Atlantic City

Despite today’s current economic situation, slot machines will continue to jingle in Atlantic City casinos.  If you are like me (I should clarify, Michelle), you stick a measly $20 in a machine, cross your fingers, and hope for the best.  Then, once the $20 runs out, you fight the urge to reach into your wallet for just a little more cash.  Who knows, perhaps now your luck has changed and this $20 will be the ticket to your long-awaited fortune.  Not likely.  If you don’t believe this, then just take a short walk along the Atlantic City boardwalk…what you see might just make you want to keep all of your money right in your wallet.

It’s a cold day in December.  The ocean has never looked more blue and beautiful.  The air is crisp, the wind is calm.  You pass a man propped up against a garbage can, bucket of change in hand, begging for his next meal.  You think, was he unable to, at one time, resist that urge to keep feeding the slot machines?  You keep walking and pass a now empty convention center. Its windows are adorned with the intricate architecture we only see on buildings of the past.  This building once filled with the glitter and glam of the Miss America pageant, now abandoned for a new, technological, state of the art facility in the center of the city.  What would my grandparents think of this?  It’s shameful.

My children (if and when I have them) will never see the glory of this city.  They’ll see outlet malls on the piers and t-shirt shops with apparel in every size and color splattered with any cheap and obscene saying you can think of.  It’s unavoidable and unfortunate.
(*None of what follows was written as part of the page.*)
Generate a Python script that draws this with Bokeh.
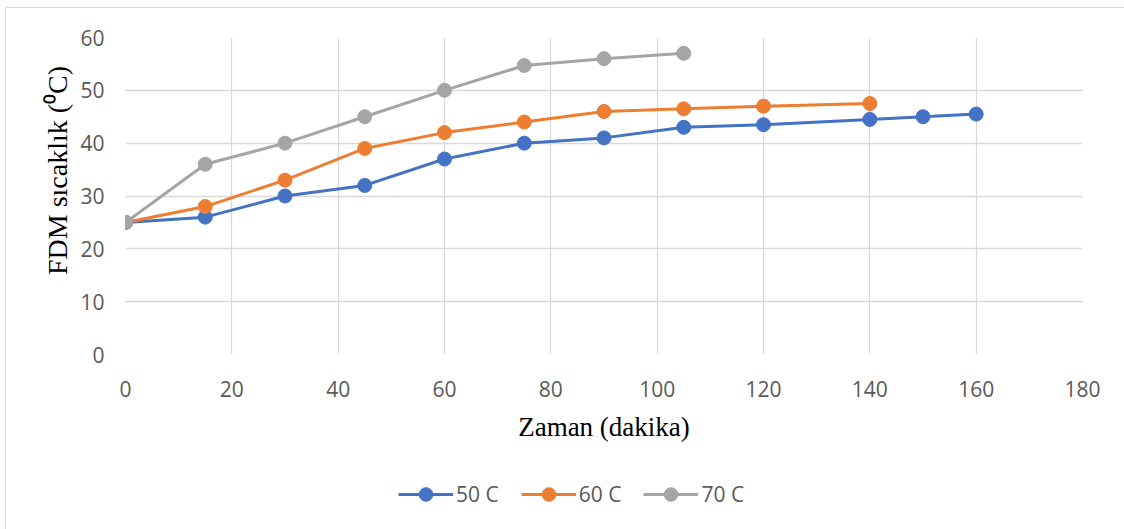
import math
from bokeh.plotting import figure
from bokeh.layouts import column, row
from bokeh.models import Legend, LegendItem, FixedTicker, Range1d, Label
from bokeh.embed import file_html
from bokeh.resources import INLINE

x50 = [0, 15, 30, 45, 60, 75, 90, 105, 120, 140, 150, 160]
y50 = [25, 26, 30, 32, 37, 40, 41, 43, 43.5, 44.5, 45, 45.5]
x60 = [0, 15, 30, 45, 60, 75, 90, 105, 120, 140]
y60 = [25, 28, 33, 39, 42, 44, 46, 46.5, 47, 47.5]
x70 = [0, 15, 30, 45, 60, 75, 90, 105]
y70 = [25, 36, 40, 45, 50, 54.7, 56, 57]
names = ["50 C", "60 C", "70 C"]
colors = ["#4472C4", "#ED7D31", "#A5A5A5"]
xticks = [0, 20, 40, 60, 80, 100, 120, 140, 160, 180]
yticks = [0, 10, 20, 30, 40, 50, 60]

LW = 70  # width of the y-title strip
p = figure(width=1118 - LW, height=460, output_backend="svg", toolbar_location=None,
           x_range=Range1d(0, 180), y_range=Range1d(0, 60),
           min_border_left=119 - LW, min_border_right=42, min_border_top=29, min_border_bottom=114)
p.outline_line_color = None

for ax in (p.xaxis[0], p.yaxis[0]):
    ax.axis_line_color = None
    ax.major_tick_line_color = None
    ax.minor_tick_line_color = None
    ax.major_label_text_color = "#595959"
    ax.major_label_text_font = "Open Sans"
    ax.major_label_text_font_size = "21px"
    ax.axis_label_text_font = "Liberation Serif"
    ax.axis_label_text_font_style = "normal"
    ax.axis_label_text_font_size = "27px"
    ax.axis_label_text_color = "#000000"

p.xaxis.ticker = FixedTicker(ticks=xticks)
p.yaxis.ticker = FixedTicker(ticks=yticks)
p.xaxis.major_label_standoff = 20
p.yaxis.major_label_standoff = 15
p.xaxis.axis_label = "Zaman (dakika)"
p.xaxis.axis_label_standoff = 12

p.xgrid.grid_line_color = "#d9d9d9"
p.ygrid.grid_line_color = "#d9d9d9"
p.xgrid.grid_line_width = 1.3
p.ygrid.grid_line_width = 1.3

# y-axis title strip (pixel-like coordinates)
p3 = figure(width=LW, height=460, output_backend="svg", toolbar_location=None,
            x_range=Range1d(0, LW), y_range=Range1d(0, 460),
            min_border_left=0, min_border_right=0, min_border_top=0, min_border_bottom=0)
p3.axis.visible = False
p3.grid.visible = False
p3.outline_line_color = None
p3.add_layout(Label(x=51, y=460 - 193, text="FDM sıcaklık (\u2070C)", angle=math.pi / 2,
                    text_align="center", text_baseline="middle",
                    text_font="Liberation Serif", text_font_size="28px",
                    text_color="#000000"))

# legend strip
p2 = figure(width=1118, height=61, output_backend="svg", toolbar_location=None,
            x_range=Range1d(-10, -9), y_range=Range1d(-10, -9),
            min_border_left=0, min_border_right=0, min_border_top=0, min_border_bottom=0)
p2.axis.visible = False
p2.grid.visible = False
p2.outline_line_color = None

items = []
for xs, ys, n, c in zip([x50, x60, x70], [y50, y60, y70], names, colors):
    p.line(xs, ys, line_color=c, line_width=3)
    p.scatter(xs, ys, size=14, fill_color=c, line_color=c)
    l2 = p2.line(xs, ys, line_color=c, line_width=3)
    s2 = p2.scatter(xs, ys, size=14, fill_color=c, line_color=c)
    items.append(LegendItem(label=n, renderers=[l2, s2]))

legend = Legend(items=items, orientation="horizontal", location=(392, 18),
                label_text_font="Open Sans", label_text_font_size="21px",
                label_text_color="#595959", glyph_width=55, glyph_height=34,
                spacing=22, label_standoff=3, border_line_color=None,
                background_fill_alpha=0, padding=0, margin=0)
p2.add_layout(legend, "center")

layout = column(row(p3, p, spacing=0), p2, spacing=0, margin=(8, 0, 0, 6))
layout.styles = {"outline": "1px solid #d9d9d9"}

open("out.html", "w").write(file_html(layout, INLINE))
I remember my visits to the Atlantic City or Wildwood boardwalk when I was little.  It was a treat and it usually only happened about once a year.   We got dressed up to go to the boardwalk.  Although at the time I thought it was a little silly to be driving bumper cars in a frilly dress, fur coat, and patin leather shoes, I now know just what my parents wanted to teach me.  Traveling was a luxury and you got dressed up when you went somewhere, even the boardwalk.  In fancy clothes, we would eat greasy cheese steaks or enormous pizza slices from a stand owned by the little man, not a corporate chain restaurant.  Simplicity…I liked that.

It may sound strange, but I walked away from my most recent visit to Atlantic City a little inspired to find the nostalgia in places.  To close my eyes to the towering casinos and bustling outlet malls and open them to the little pieces of history that still exist.  To learn from them before they are replaced.  To appreciate.  To remember.  Because beyond all of the flashy lights of slot machines, there are places that, at one time, knew what it meant to shine.